Chanel’s Mystical Number 5

Chanel spent six years of her youth in Aubazine Covent, a Cistercian orphanage in the Nouvelle-Aquit Affiliation Seine region of central France.

The rock roses (Cistus) of the surrounding hillsides and the fragrant scents of the abbey gardens along the paths she took to the cathedral for daily prayers, made an indelible impression on her.

The paths were laid out in repeating patterns of 5 circles; a number that became a deeply felt spiritual and mystic association for her.

Flappers of The Roaring Twenties

Throughout the devastating conflict of the First World War, hundreds of Western women, some as young as 18, were actively engaged in highly demanding and strategically important auxiliary functions.

Many were seconded as ambulance drivers. They drove into towns and cities under heavy bombardment with laudatory bravery and efficiency on countless rescue missions.

At the end of the war they celebrated their new found self-assurance, liberation and spirit of independence by flouting the prevailing social and sexual norms of female subservience and decorum during a period called, ‘The Era of the Roaring Twenties’.

They wore short skirts, used excessive makeup, bobbed their hair, drank champagne, bourbon on ice and vodka martinis, smoked in public, drove cars, listened to jazz and became known as ‘Flappers’.

Chanel was inspired to create a new scent for ‘Flappers’ that would celebrate their liberated spirit. She sought the help of master perfumer Ernest Beaux who produced 24 sample scents for her based on her exacting brief.

She chose sample No 5, her lucky number, and decided that would be the name of her new perfume.

INSIDE CHANEL, The Chronicles

In 2012 the House of CHANEL launched a series of online stories chronicling Gabrielle Chanel’s rise to global fame and fashion prominence.

Advertising and Production Company Falabracks, Paris, over several years produced a series of short story commercials, co-directed by Thierry Demaiziere and Alban Teurial, that to date consists of 24 chapters. Superbly crafted visual graphics abound in many of the chapters.

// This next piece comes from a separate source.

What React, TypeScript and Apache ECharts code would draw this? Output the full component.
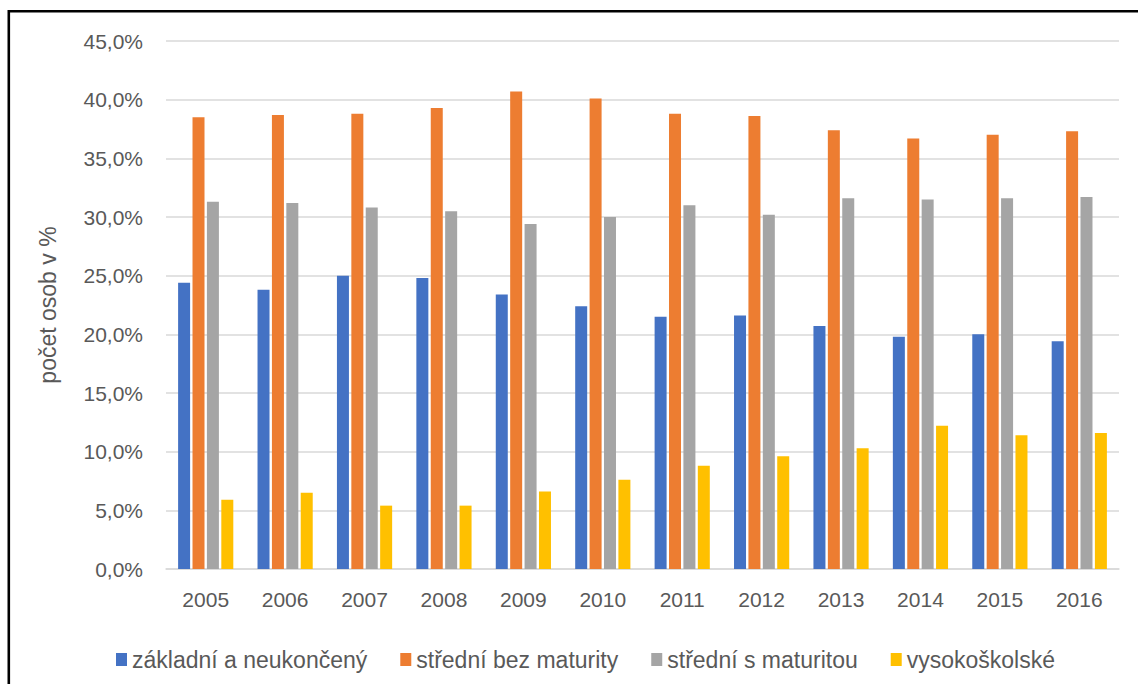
import React, { useEffect, useRef } from "react";
import * as echarts from "echarts";

// Years on the category axis
const years = ["2005", "2006", "2007", "2008", "2009", "2010", "2011", "2012", "2013", "2014", "2015", "2016"];

// Share of persons (%) by highest attained education
const zakladni = [24.4, 23.8, 25.0, 24.8, 23.4, 22.4, 21.5, 21.6, 20.7, 19.8, 20.0, 19.4];
const stredniBezMaturity = [38.5, 38.7, 38.8, 39.3, 40.7, 40.1, 38.8, 38.6, 37.4, 36.7, 37.0, 37.3];
const stredniSMaturitou = [31.3, 31.2, 30.8, 30.5, 29.4, 30.0, 31.0, 30.2, 31.6, 31.5, 31.6, 31.7];
const vysokoskolske = [5.9, 6.5, 5.4, 5.4, 6.6, 7.6, 8.8, 9.6, 10.3, 12.2, 11.4, 11.6];

const seriesNames = ["základní a neukončený", "střední bez maturity", "střední s maturitou", "vysokoškolské"];
const seriesColors = ["#4472C4", "#ED7D31", "#A5A5A5", "#FFC000"];
const seriesData = [zakladni, stredniBezMaturity, stredniSMaturitou, vysokoskolske];

const FONT = "'Liberation Sans', Arial, sans-serif";
const TEXT_COLOR = "#595959";

export default function App() {
  const ref = useRef<HTMLDivElement>(null);

  useEffect(() => {
    if (!ref.current) return;
    const chart = echarts.init(ref.current, undefined, { renderer: "svg" });
    chart.setOption({
      animation: false,
      backgroundColor: "#ffffff",
      textStyle: { fontFamily: FONT },
      grid: { left: 166, right: 19, top: 41, bottom: 115 },
      graphic: [
        {
          type: "rect",
          shape: { x: 8.8, y: 11.3, width: 1300, height: 900 },
          style: { fill: "none", stroke: "#000000", lineWidth: 2.6 },
          silent: true,
        },
      ],
      legend: {
        left: 111,
        top: 643,
        itemWidth: 11,
        itemHeight: 13,
        itemGap: 33,
        icon: "rect",
        textStyle: { fontSize: 23, color: TEXT_COLOR, fontFamily: FONT },
        data: seriesNames,
      },
      xAxis: {
        type: "category",
        data: years,
        axisTick: { show: false },
        axisLine: { lineStyle: { color: "#d9d9d9", width: 1.5 } },
        axisLabel: { fontSize: 21, color: TEXT_COLOR, margin: 20, fontFamily: FONT },
      },
      yAxis: {
        type: "value",
        min: 0,
        max: 45,
        interval: 5,
        name: "počet osob v %",
        nameLocation: "middle",
        nameRotate: 90,
        nameGap: 107,
        nameTextStyle: { fontSize: 23, color: TEXT_COLOR, fontFamily: FONT },
        axisLine: { show: false },
        axisTick: { show: false },
        splitLine: { lineStyle: { color: "#d9d9d9", width: 1.5 } },
        axisLabel: {
          fontSize: 21,
          color: TEXT_COLOR,
          margin: 23,
          fontFamily: FONT,
          formatter: (v: number) => v.toFixed(1).replace(".", ",") + "%",
        },
      },
      series: seriesNames.map((name, i) => ({
        name,
        type: "bar",
        data: seriesData[i],
        barWidth: 12,
        barGap: "20%",
        itemStyle: { color: seriesColors[i] },
      })),
    });
    return () => chart.dispose();
  }, []);

  return (
    <div
      ref={ref}
      style={{ position: "fixed", left: 0, top: 0, width: 1138, height: 684, background: "#fff" }}
    />
  );
}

The ongoing campaign is not about promoting online shopping which is something CHANEL currently doesn’t offer. It’s about targeting the large percentage of luxury brand store and boutique shoppers who go online in search of deeper emotive brand relevancy and informed consumer kinship.

The following six commercials are my favourite chapters from the ‘INSIDE CHANEL’ campaign.

1. INSIDE CHANEL Chapter 15, The Self-Portrait of a Perfume

2. INSIDE CHANEL Chapter 21, Gabrielle’s Pursuit of Passion


3. INSIDE CHANEL Chapter 18, A Rebel At Heart



4. INSIDE CHANEL Chapter 19, The Time of Chanel




5. INSIDE CHANEL Chapter 12, Paris





6. INSIDE CHANEL Chapter 2, Marilyn






Chanel No 5 Reaches For The Stars

Hollywood Movie Star Marilyn Monroe’s unsolicited endorsement of Chanel No 5 proved to be highly fortuitous and became part of the brand’s enduring persona that inspired commercials of glamorous love stories featuring famous actresses.

7. CHANEL No 5, The Film

This classic commercial directed by Buz Luhrman, staring Nicole Kidman and Rodrigo Santoro, was conceived and produced in-house by Chanel to the cost of 27 million US dollars.

Communication industry commentators at the time were mystified about why Chanel would invest such a huge sum of money in what they perceived to be a short film with echoes of the movie ‘Moulin Rouge’ (also staring Nicole Kidman) rather than a conventional commercial of average length.

But with hindsight, it is now considered to be a groundbreaking brand communication initiative of effectively providing viewers with a romantic story that heightened the level of rewarding viewing experiences. A commercial of 30 or 45 seconds would have been hard-pressed to attain the same level of brand stature and emotive resonance.

8. CHANEL No 5, Night Train

Directed by Jean Pierre Jeunet, this classic commercial with its stylish imagery stars French actress Audrey Tautou. The story about a romantic encounter on the famous Orient Express train from Paris to Istanbul plays out against the haunting strains of Billie Holiday’s ‘I’m A Fool To Want You’.

Conceived in-house by Chanel, the commercial is a fitting homage to the brand’s long heritage of sophisticated French elegance and CHANEL No 5’s legendary seductive influence on passionate affairs of the heart.